What brought triathlon back at the end of the 1990s? Also hard to say. Fans of Olympic triathlon cite this, but I suspect a large boost was the upsurge in U.S.-based Ironman races founded and built by then-Ironman-licensee Graham Fraser. Lake Placid, Couer d'Alene, Florida were all his races. Graham produced a race in Provo, Utah, ill-fated because of a death during the swim. The event was not renewed after that. What's notable about that race is that a triathlon ecosystem emerged from it, short-lived though Ironman Utah was. Clubs, races and stores rose up in Utah contemporaneously and it's hard to imagine that this was coincidental. Lake Placid did the same for the growth of triathlon in metro-New York City. In those days Ironman created its own weather.
Primary Succession, according to plant and animal ecologists, is the first growth in a barren land before it becomes an ecosystem. Ironman has in many cases been a pioneer species – the first plant in a barren landscape. A “climax community” is at the other end of a series of ecological stages. This is where we are now, in North America. This is where triathlon has been for at least 3 or 4 years already.
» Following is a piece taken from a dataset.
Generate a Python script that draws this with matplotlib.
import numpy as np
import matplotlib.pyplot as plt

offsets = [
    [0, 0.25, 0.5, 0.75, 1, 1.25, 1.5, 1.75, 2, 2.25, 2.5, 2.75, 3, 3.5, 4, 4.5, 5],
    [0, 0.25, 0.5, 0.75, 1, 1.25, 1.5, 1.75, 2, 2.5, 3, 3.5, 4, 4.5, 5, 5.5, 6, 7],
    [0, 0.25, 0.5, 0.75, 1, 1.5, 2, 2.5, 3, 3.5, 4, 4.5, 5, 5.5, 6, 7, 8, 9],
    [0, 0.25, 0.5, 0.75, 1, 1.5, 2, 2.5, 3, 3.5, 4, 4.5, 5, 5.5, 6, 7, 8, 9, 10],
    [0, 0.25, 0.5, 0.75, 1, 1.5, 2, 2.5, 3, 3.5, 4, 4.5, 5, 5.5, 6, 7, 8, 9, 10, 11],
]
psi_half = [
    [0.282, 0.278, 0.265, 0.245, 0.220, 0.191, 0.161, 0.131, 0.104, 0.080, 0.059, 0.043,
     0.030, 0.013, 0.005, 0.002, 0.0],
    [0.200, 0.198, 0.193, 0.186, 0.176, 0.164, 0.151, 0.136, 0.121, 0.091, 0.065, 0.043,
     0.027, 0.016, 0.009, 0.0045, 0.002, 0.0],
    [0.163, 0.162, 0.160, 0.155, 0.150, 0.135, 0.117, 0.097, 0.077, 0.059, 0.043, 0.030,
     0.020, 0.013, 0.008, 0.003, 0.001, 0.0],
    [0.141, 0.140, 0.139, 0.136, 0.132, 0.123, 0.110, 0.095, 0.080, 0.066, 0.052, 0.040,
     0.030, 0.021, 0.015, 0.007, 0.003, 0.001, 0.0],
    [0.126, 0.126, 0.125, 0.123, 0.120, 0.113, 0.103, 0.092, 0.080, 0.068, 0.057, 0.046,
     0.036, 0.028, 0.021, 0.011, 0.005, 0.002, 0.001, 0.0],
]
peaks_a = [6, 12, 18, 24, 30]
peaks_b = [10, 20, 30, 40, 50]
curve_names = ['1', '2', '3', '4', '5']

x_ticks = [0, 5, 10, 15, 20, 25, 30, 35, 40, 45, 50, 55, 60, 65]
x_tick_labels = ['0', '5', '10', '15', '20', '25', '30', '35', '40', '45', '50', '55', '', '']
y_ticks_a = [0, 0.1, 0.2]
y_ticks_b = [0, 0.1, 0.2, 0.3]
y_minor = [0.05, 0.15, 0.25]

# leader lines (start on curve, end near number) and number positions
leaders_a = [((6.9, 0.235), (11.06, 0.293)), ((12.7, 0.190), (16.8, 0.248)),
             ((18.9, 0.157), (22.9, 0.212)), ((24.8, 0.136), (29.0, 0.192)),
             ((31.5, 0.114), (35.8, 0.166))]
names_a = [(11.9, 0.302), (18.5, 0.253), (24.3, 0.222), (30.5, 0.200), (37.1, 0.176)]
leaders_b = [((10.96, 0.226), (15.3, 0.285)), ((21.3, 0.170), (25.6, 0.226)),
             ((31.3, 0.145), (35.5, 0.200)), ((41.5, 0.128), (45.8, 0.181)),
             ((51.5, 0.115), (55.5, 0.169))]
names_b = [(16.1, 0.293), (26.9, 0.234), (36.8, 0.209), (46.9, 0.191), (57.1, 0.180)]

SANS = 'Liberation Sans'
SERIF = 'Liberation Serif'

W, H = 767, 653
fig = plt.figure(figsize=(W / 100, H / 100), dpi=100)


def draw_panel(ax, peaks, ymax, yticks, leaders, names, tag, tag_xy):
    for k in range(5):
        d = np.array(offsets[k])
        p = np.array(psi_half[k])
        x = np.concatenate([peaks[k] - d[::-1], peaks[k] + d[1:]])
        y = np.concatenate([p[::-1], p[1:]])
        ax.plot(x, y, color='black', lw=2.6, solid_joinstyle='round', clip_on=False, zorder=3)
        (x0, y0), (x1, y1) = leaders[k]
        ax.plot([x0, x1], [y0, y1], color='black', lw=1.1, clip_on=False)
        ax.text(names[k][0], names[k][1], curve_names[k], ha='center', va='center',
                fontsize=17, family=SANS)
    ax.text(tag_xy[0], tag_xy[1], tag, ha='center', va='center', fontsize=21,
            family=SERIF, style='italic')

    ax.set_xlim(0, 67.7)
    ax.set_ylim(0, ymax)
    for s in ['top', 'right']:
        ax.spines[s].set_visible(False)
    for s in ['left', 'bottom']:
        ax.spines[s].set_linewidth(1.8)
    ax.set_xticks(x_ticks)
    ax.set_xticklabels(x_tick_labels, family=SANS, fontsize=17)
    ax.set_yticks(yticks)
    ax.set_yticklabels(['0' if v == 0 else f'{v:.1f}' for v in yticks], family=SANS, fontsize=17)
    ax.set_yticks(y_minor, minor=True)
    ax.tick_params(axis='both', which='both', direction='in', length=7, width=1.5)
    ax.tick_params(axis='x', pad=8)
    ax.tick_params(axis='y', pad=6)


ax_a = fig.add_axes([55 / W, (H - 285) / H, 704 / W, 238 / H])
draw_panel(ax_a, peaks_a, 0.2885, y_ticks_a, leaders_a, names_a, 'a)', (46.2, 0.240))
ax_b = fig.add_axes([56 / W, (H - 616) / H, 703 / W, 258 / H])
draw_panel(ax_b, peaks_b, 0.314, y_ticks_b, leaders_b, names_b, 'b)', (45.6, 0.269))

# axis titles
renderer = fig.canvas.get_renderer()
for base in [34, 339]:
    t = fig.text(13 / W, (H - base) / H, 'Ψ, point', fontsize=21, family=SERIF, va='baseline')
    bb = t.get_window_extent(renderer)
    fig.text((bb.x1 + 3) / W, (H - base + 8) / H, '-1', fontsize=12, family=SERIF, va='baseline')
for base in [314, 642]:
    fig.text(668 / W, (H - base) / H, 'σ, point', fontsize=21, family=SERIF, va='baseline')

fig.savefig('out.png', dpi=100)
Does an Ironman race plopped into a climax community mean the same to a local triathlon ecosystem as it does when it's pioneering barren ground? Is Ironman the same force for good today, in a built-out triathlon community, as it was 15 and 20 years ago? I surveyed several stakeholder cohorts – clubs, coaches, race organizers and consumers – asking questions designed to help me drill down on this question. In all, about 400 clubs, coaches and RDs responded to my surveys. I'll be pursuing the answer to this question over the next several days in a number of articles.
The survey results were interesting and in some cases surprising. Respondents' answers in the aggregate are expert testimony when I ask questions of fact, as in, are your revenues, membership, customers up or down? When I ask opinions, their answers are not fact-based. But when a certain cohort tends to hold the same opinion on a question, it is a fact that they hold this opinion, even if the opinion is false. The fact that a lot of people think global warming is not taking place, or that childhood immunization causes autism, is notable, relevant, newsworthy, and demands a response even if the underlying opinion is baseless.
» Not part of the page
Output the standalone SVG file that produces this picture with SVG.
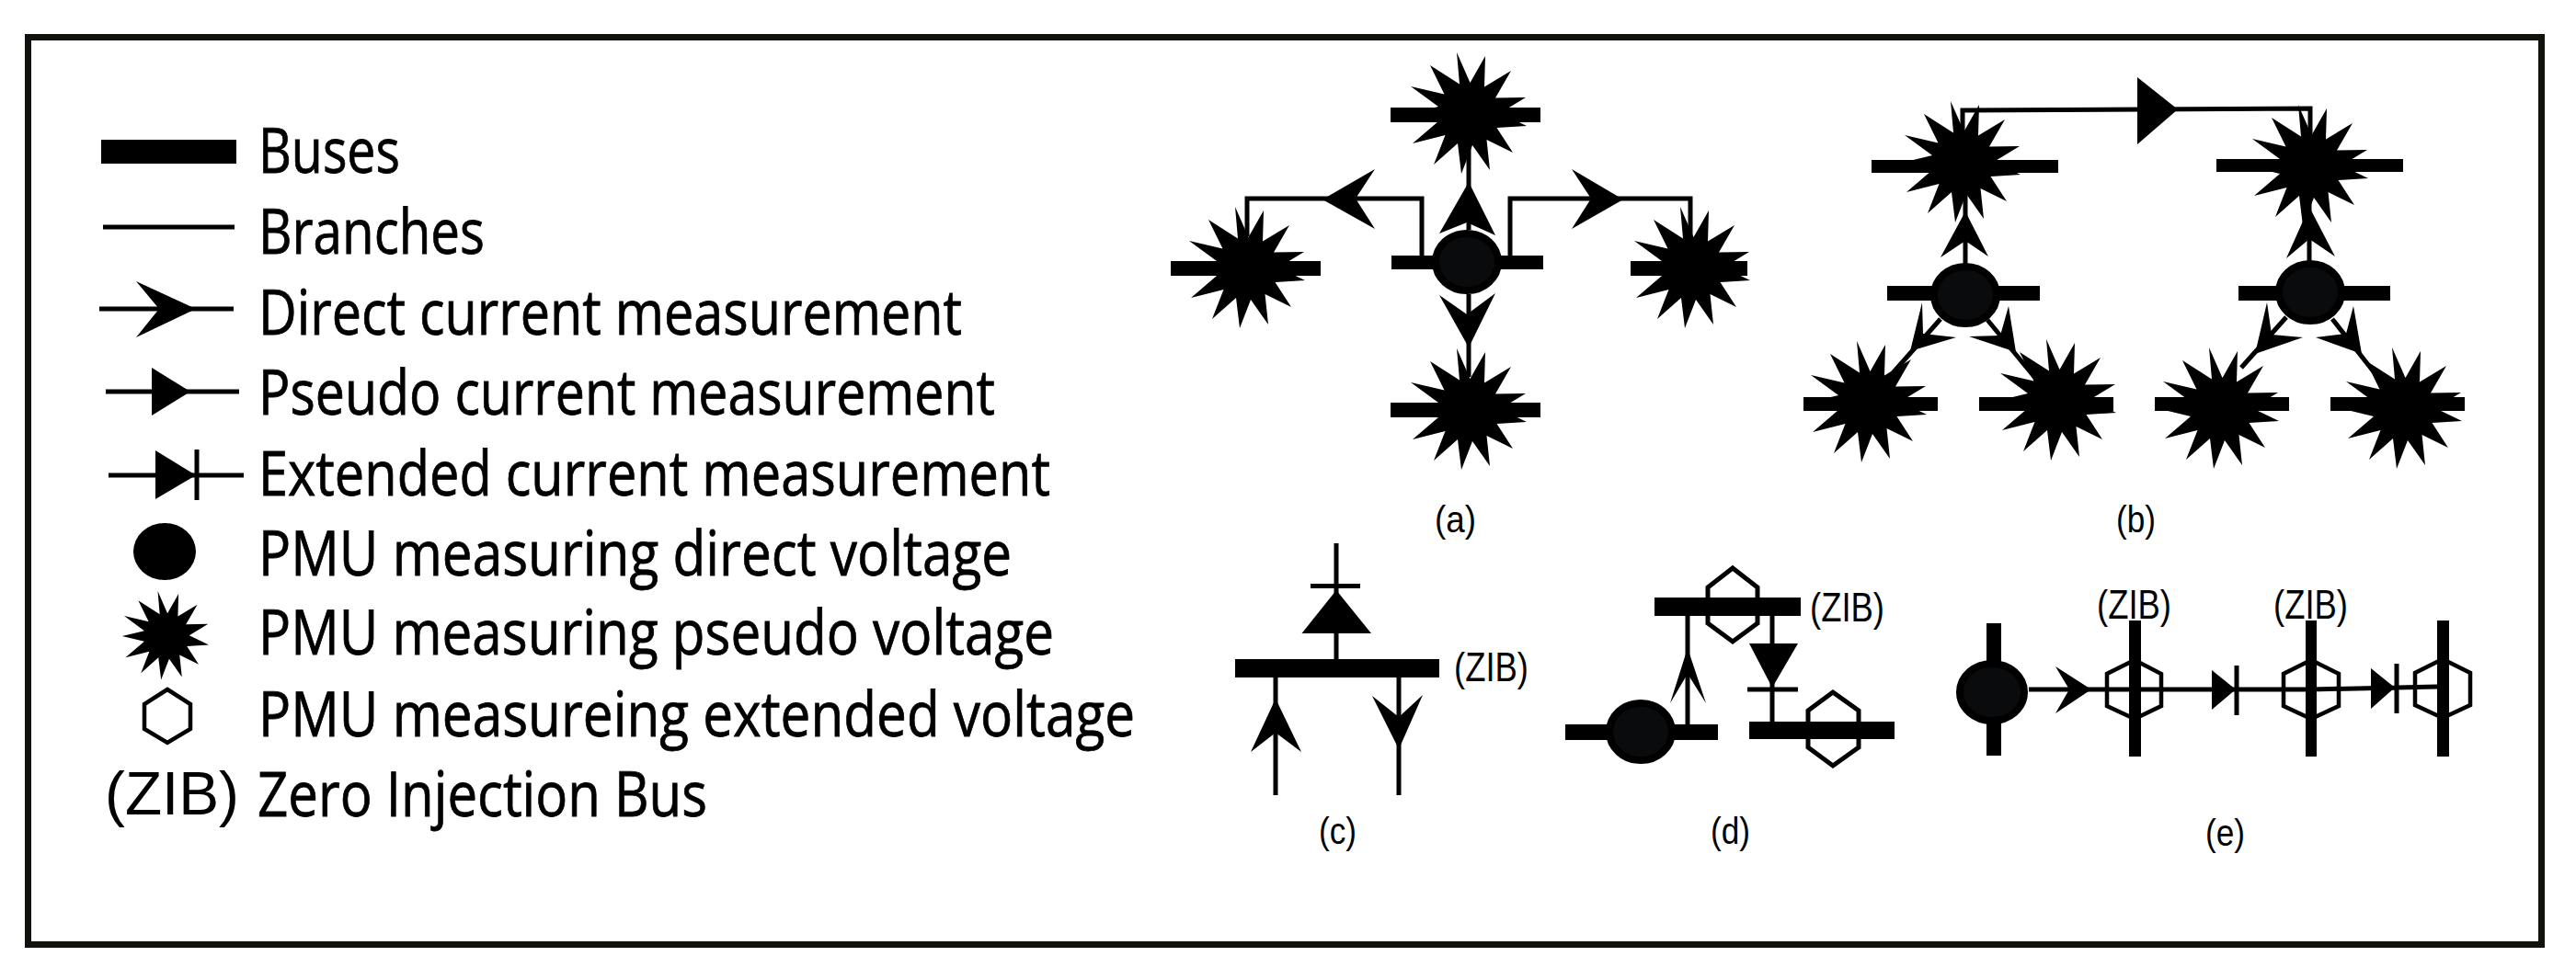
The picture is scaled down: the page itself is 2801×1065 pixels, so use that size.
<svg xmlns="http://www.w3.org/2000/svg" xmlns:xlink="http://www.w3.org/1999/xlink" width="2801" height="1065" viewBox="0 0 2801 1065">
<style>
.b{fill:#000}
.l{fill:none;stroke:#000;stroke-width:5}
.h{fill:none;stroke:#000;stroke-width:4.500}
.c{fill:#0a0b0d;stroke:#000;stroke-width:8}
.t{font-family:"Open Sans","Noto Sans",sans-serif;font-size:68px;fill:#000;stroke:#000;stroke-width:.8}
.s{font-family:"Liberation Sans",Arial,sans-serif;font-size:40px;fill:#000}
.z{font-size:44px}
</style>
<defs>
<polygon id="star" class="b" points="-13,-67 1.500,-34 18,-63 17,-29.500 46,-47 29,-17.500 62,-18 34,-1 63,13 30.500,15 48,42 19.500,28 23,61 4,34 -8,65 -12,32 -38,55 -25.500,23 -61,32 -33,8 -66,0 -33,-8 -63,-30 -26.500,-21.500 -42,-53 -10,-32.500"/>
</defs>
<rect x="30.500" y="40.500" width="2733" height="987" fill="#fff" stroke="#12120c" stroke-width="7"/>

<g id="legend">
<rect class="b" x="110" y="152" width="147" height="26"/>
<path class="l" d="M112 247H255"/>
<path class="l" d="M108 336H254"/><polygon class="b" points="213,336 148,306 173,336 148,367"/>
<path class="l" d="M115 426H260"/><polygon class="b" points="207,426 165,400 165,452"/>
<path class="l" d="M118 517H265M214 489V544"/><polygon class="b" points="213,517 169,490 169,543"/>
<ellipse class="b" cx="179" cy="600" rx="34" ry="31"/>
<use xlink:href="#star" href="#star" transform="translate(181,692) scale(.73)"/>
<polygon class="h" points="182,750 207,766 207,793 182,808 157,793 157,766"/>
<text class="t" x="281" y="188" textLength="154" lengthAdjust="spacingAndGlyphs">Buses</text>
<text class="t" x="281" y="276" textLength="246" lengthAdjust="spacingAndGlyphs">Branches</text>
<text class="t" x="281" y="364" textLength="765" lengthAdjust="spacingAndGlyphs">Direct current measurement</text>
<text class="t" x="281" y="451" textLength="801" lengthAdjust="spacingAndGlyphs">Pseudo current measurement</text>
<text class="t" x="281" y="539" textLength="861" lengthAdjust="spacingAndGlyphs">Extended current measurement</text>
<text class="t" x="281" y="626" textLength="819" lengthAdjust="spacingAndGlyphs">PMU measuring direct voltage</text>
<text class="t" x="281" y="712" textLength="865" lengthAdjust="spacingAndGlyphs">PMU measuring pseudo voltage</text>
<text class="t" x="281" y="801" textLength="953" lengthAdjust="spacingAndGlyphs">PMU measureing extended voltage</text>
<text class="t" x="280" y="888" textLength="489" lengthAdjust="spacingAndGlyphs">Zero Injection Bus</text>
<text class="s" x="114" y="886" style="font-size:66px" textLength="146" lengthAdjust="spacingAndGlyphs">(ZIB)</text>
</g>

<g id="connectors">
<path class="l" d="M1597 130V250M1597 320V410M1546 278V216H1356V257M1642 278V216H1838V260"/>
<polygon class="b" points="1597,198 1565,254 1595,242 1626,256"/>
<polygon class="b" points="1597,378 1565,321 1595,342 1626,319"/>
<polygon class="b" points="1438,217 1495,184 1474,216 1495,249"/>
<polygon class="b" points="1765,217 1709,184 1730,216 1709,249"/>

<path class="l" d="M2134 150V120L2512 118V150M2137 287V200M2511 285V200M2110 347L2057 407M2161 348L2212 410M2486 345L2437 400M2536 347L2583 407"/>
<polygon class="b" points="2368,119 2324,84 2324,157"/>
<polygon class="b" points="2137,230 2110,280 2137,262 2162,279"/>
<polygon class="b" points="2511,225 2486,281 2511,260 2539,279"/>
<polygon class="b" points="2077,382 2090,329 2091,363 2127,367"/>
<polygon class="b" points="2192,383 2184,333 2175,365 2141,366"/>
<polygon class="b" points="2452,385 2465,329 2470,364 2504,367"/>
<polygon class="b" points="2568,385 2559,333 2551,363 2518,367"/>

<path class="l" d="M1453 591V717M1425 637.500H1479M1387 737V865M1521 737V865"/>
<polygon class="b" points="1453,642 1415.500,689 1491,689"/>
<polygon class="b" points="1387,760 1360,818 1387,797 1415,818"/>
<polygon class="b" points="1521,815 1492,757 1521,780 1547,756"/>

<path class="l" d="M1835 670V788M1927 670V785M1900 750H1955"/>
<polygon class="b" points="1835,705 1816,765 1835,733 1855,765"/>
<polygon class="b" points="1902,700 1955,700 1927,748"/>

<path class="l" d="M2206 750H2513L2650 747M2432 724V778M2606 722V776"/>
<polygon class="b" points="2274,750 2235,725 2250,750 2235,776"/>
<polygon class="b" points="2431,750 2405,729 2405,772"/>
<polygon class="b" points="2604,748 2578,727 2578,771"/>
</g>

<g id="panel-a">
<g id="a-top"><rect class="b" x="1512" y="117" width="163" height="16"/><use xlink:href="#star" href="#star" x="1597" y="124"/></g>
<g id="a-left"><rect class="b" x="1273" y="284" width="163" height="16"/><use xlink:href="#star" href="#star" x="1356" y="292"/></g>
<g id="a-center"><rect class="b" x="1513" y="278" width="165" height="15"/><ellipse class="c" cx="1595" cy="285" rx="34" ry="31"/></g>
<g id="a-right"><rect class="b" x="1773" y="284" width="127" height="16"/><use xlink:href="#star" href="#star" x="1840" y="292"/></g>
<g id="a-bottom"><rect class="b" x="1512" y="438" width="163" height="16"/><use xlink:href="#star" href="#star" x="1597" y="446"/></g>
<text class="s" x="1560" y="579" textLength="45" lengthAdjust="spacingAndGlyphs">(a)</text>
</g>

<g id="panel-b">
<g id="b-tl"><rect class="b" x="2035" y="174" width="203" height="14"/><use xlink:href="#star" href="#star" x="2134" y="177"/></g>
<g id="b-tr"><rect class="b" x="2410" y="173" width="203" height="14"/><use xlink:href="#star" href="#star" x="2512" y="181"/></g>
<g id="b-ml"><rect class="b" x="2052" y="311" width="166" height="16"/><ellipse class="c" cx="2137" cy="321" rx="34" ry="31"/></g>
<g id="b-mr"><rect class="b" x="2434" y="311" width="165" height="16"/><ellipse class="c" cx="2512" cy="318" rx="34" ry="31"/></g>
<g id="b-b1"><rect class="b" x="1961" y="432" width="146" height="15"/><use xlink:href="#star" href="#star" x="2032" y="438"/></g>
<g id="b-b2"><rect class="b" x="2152" y="432" width="146" height="15"/><use xlink:href="#star" href="#star" x="2238" y="436"/></g>
<g id="b-b3"><rect class="b" x="2343" y="432" width="146" height="15"/><use xlink:href="#star" href="#star" x="2415" y="445"/></g>
<g id="b-b4"><rect class="b" x="2534" y="432" width="146" height="15"/><use xlink:href="#star" href="#star" x="2614" y="445"/></g>
<text class="s" x="2301" y="579" textLength="43" lengthAdjust="spacingAndGlyphs">(b)</text>
</g>

<g id="panel-c">
<g id="c-bus"><rect class="b" x="1343" y="717" width="222" height="20"/></g>
<text class="s z" x="1581" y="741" textLength="81" lengthAdjust="spacingAndGlyphs">(ZIB)</text>
<text class="s" x="1434" y="918" textLength="41" lengthAdjust="spacingAndGlyphs">(c)</text>
</g>

<g id="panel-d">
<g id="d-top"><rect class="b" x="1799" y="650" width="159" height="20"/><polygon class="l" points="1884,618 1911,639 1911,678 1884,698 1857,678 1857,639"/></g>
<g id="d-left"><rect class="b" x="1702" y="788" width="166" height="17"/><ellipse class="c" cx="1784" cy="796" rx="34" ry="31"/></g>
<g id="d-right"><rect class="b" x="1902" y="785" width="158" height="19"/><polygon class="l" points="1993,753 2021,773 2021,813 1993,833 1966,813 1966,773"/></g>
<text class="s z" x="1968" y="676" textLength="81" lengthAdjust="spacingAndGlyphs">(ZIB)</text>
<text class="s" x="1860" y="918" textLength="43" lengthAdjust="spacingAndGlyphs">(d)</text>
</g>

<g id="panel-e">
<g id="e-1"><rect class="b" x="2160" y="678" width="16" height="144"/><ellipse class="c" cx="2166" cy="753" rx="35" ry="31"/></g>
<g id="e-2"><rect class="b" x="2315" y="675" width="13" height="148"/><polygon class="h" points="2321,718 2350,733 2350,768 2321,782 2291,768 2291,733"/></g>
<g id="e-3"><rect class="b" x="2507" y="675" width="12" height="148"/><polygon class="h" points="2513,718 2543,733 2543,768 2513,782 2483,768 2483,733"/></g>
<g id="e-4"><rect class="b" x="2650" y="675" width="13" height="148"/><polygon class="h" points="2656,717 2686,732 2686,767 2656,781 2626,767 2626,732"/></g>
<text class="s z" x="2280" y="673" textLength="81" lengthAdjust="spacingAndGlyphs">(ZIB)</text>
<text class="s z" x="2472" y="673" textLength="81" lengthAdjust="spacingAndGlyphs">(ZIB)</text>
<text class="s" x="2398" y="920" textLength="43" lengthAdjust="spacingAndGlyphs">(e)</text>
</g>
</svg>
There is only one survey question I asked where I disagree with many of the stakeholders I surveyed. The graph above displays the results of the clubs, coaches, retailers and RDs when I asked them all the same question: If the Ironman brand and all its races were gone tomorrow, what the effect be on your business (or membership)?
The one dire option was “catastrophe” and the possibly-dire option was, “I don't know but I don't want to find out.” The sum of both these answers did not total more than 17 percent for any of these cohorts. Not a single RD thought the loss of Ironman and its races would be catastrophic to his business, and more than 75 percent thought there would be no difference or their businesses would flourish as a result. More than 6 in 10 tri clubs answered this way.
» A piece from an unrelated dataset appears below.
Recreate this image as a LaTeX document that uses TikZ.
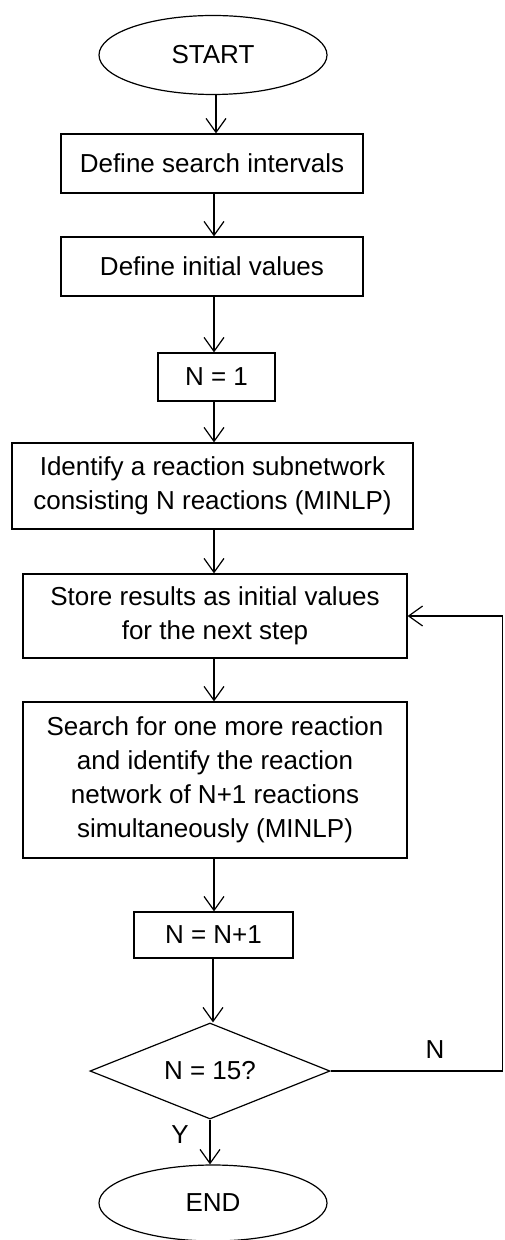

Ironman has been a benefit to some areas and I will argue (with specific examples) that triathlon would have been better off in a number of communities had Ironman stayed the hell out. Still, Ironman has been our sport's flagship, and were it instantly gone tomorrow this would in my opinion be catastrophic for triathlon. The fact that a significant number of business stakeholders in tri see this differently either speaks to their antipathy for the brand or for a lack of honest appraisal of what the brand means.
The final question on the survey sent to all these stakeholders in all these groups is,“What else would you like to say?” A lot of local business stakeholders are cheesed off at Ironman. It is a tough competitor and those in certain business cohorts can point to the scars. (Ironman's sometimes sharp elbows probably bend the answers to the “If Ironman brand were gone tomorrow,” question.)
Is Ironman a good citizen and a good local stakeholder in each community in which it situates a race? Based on survey results the answer is yes in many cases, not so much in others. I'll do my best to support this with specificity throughout the week.